Contribuíram para isso também os convênios assinados pela autarquia com a Polícia Federal (PF) e o Ministério Público Federal (MPF). A parceria com o MPF, em vigência desde 2008, permite que até a CVM atue como assistente de acusação em um processo criminal e facilita o bloqueio judicial de ativos dos suspeitos. O acordo com a PF, de 2010, possibilita aos dois órgãos compartilhar provas obtidas e dá agilidade para que os policiais cumpram mandados de busca e apreensão de documentos.

Outra ferramenta à disposição da CVM são os acordos firmados com os acusados. Muitos dos processos administrativos iniciados pela CVM foram arquivados com a assinatura de termos de compromisso. Apesar de não presumirem culpa, esses acordos também são entendidos como mecanismos de coerção, pois neles os acusados podem se comprometer a pagar um valor superior ao de uma multa (que não pode passar de três vezes o montante supostamente obtido com a negociação indevida). Trata–se de uma alternativa que pode ser mais rápida e eficiente para a CVM e para o acusado. Dependendo da repercussão do caso, o termo pode servir de exemplo para o mercado, pois o público tem acesso às acusações e às condições acordadas.

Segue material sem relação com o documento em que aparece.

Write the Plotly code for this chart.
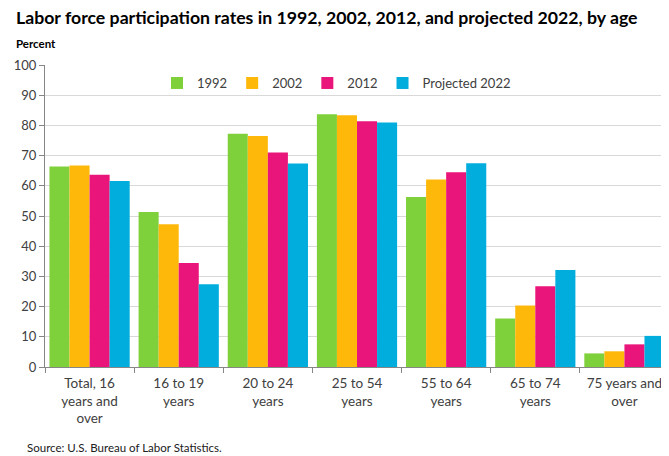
import plotly.graph_objects as go

categories = ["Total, 16<br>years and<br>over", "16 to 19<br>years", "20 to 24<br>years",
              "25 to 54<br>years", "55 to 64<br>years", "65 to 74<br>years", "75 years and<br>over"]
series_names = ["1992", "2002", "2012", "Projected 2022"]
v1992 = [66.4, 51.3, 77.2, 83.7, 56.3, 16.1, 4.5]
v2002 = [66.7, 47.3, 76.5, 83.4, 62.1, 20.4, 5.2]
v2012 = [63.7, 34.4, 71.0, 81.4, 64.5, 26.7, 7.5]
v2022 = [61.6, 27.4, 67.4, 81.0, 67.5, 32.1, 10.3]
colors = ["#7FD13B", "#FEB80A", "#EA157A", "#00ADDC"]
y_ticks = list(range(0, 101, 10))

font_family = "Lato, 'Open Sans', sans-serif"

fig = go.Figure()
for name, vals, col in zip(series_names, [v1992, v2002, v2012, v2022], colors):
    fig.add_trace(go.Bar(x=categories, y=vals, name=name, marker_color=col,
                         marker_line_width=0))

# page has an 8px body margin, so the figure is 8px smaller and offset
fig.update_layout(
    width=661, height=448,
    margin=dict(l=37, r=0, t=57, b=89),
    paper_bgcolor="white", plot_bgcolor="white",
    barmode="group", bargap=0.1, bargroupgap=0,
    font=dict(family=font_family, size=13, color="#404040"),
    showlegend=True,
    legend=dict(orientation="h", x=(157 - 45) / 624, y=0.99, xanchor="left", yanchor="top",
                bgcolor="rgba(0,0,0,0)", font=dict(size=13, color="#404040"),
                itemwidth=30, traceorder="normal"),
    xaxis=dict(type="category", showline=True, linecolor="#868686", linewidth=1,
               ticks="outside", tickson="boundaries", ticklen=5, tickcolor="#868686",
               tickfont=dict(size=13.5, color="#404040"), showgrid=False,
               ticklabelstandoff=4),
    yaxis=dict(range=[0, 100], tickvals=y_ticks, showline=True, linecolor="#868686",
               linewidth=1, ticks="outside", ticklen=5, tickcolor="#868686",
               gridcolor="#D9D9D9", gridwidth=1, zeroline=False,
               tickfont=dict(size=13, color="#404040")),
    annotations=[
        dict(text="<b>Labor force participation rates in 1992, 2002, 2012, and projected 2022, by age</b>",
             xref="paper", yref="paper", x=-31/624, y=1 + 48/302, xanchor="left", yanchor="middle",
             showarrow=False, font=dict(size=17.7, color="#000000")),
        dict(text="<b>Percent</b>",
             xref="paper", yref="paper", x=-31/624, y=1 + 21/302, xanchor="left", yanchor="middle",
             showarrow=False, font=dict(size=11.5, color="#000000")),
        dict(text="Source: U.S. Bureau of Labor Statistics.",
             xref="paper", yref="paper", x=-20/624, y=-80/302, xanchor="left", yanchor="middle",
             showarrow=False, font=dict(size=11.5, color="#202020")),
    ],
)

fig.write_html("out.html")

E, mesmo que a investigação se encerre na esfera administrativa, ela pode prosseguir de forma independente em processos criminais e civis.

Não faltam iniciativas e ideias de combate ao insider trading. É possível que, num futuro não tão distante, novas facetas da vertente punitiva venham a surgir por aqui. “Passamos por ondas de sofisticação no nosso mercado”, salienta o advogado Carlos Lima, sócio do escritório Pinheiro Neto. Para ele, uma nova “onda” poderá vir a ser a inclusão de incentivos à denúncia de crimes na legislação brasileira. Eles estão em voga nos Estados Unidos e no Reino Unido, que recentemente tornaram a delação conhecida como “whistle blowing” obrigatória em alguns casos — alguém que descobre um ato ilícito e não o denuncia às autoridades competentes pode ser enquadrado. Como sempre, o difícil será fazer a lei funcionar.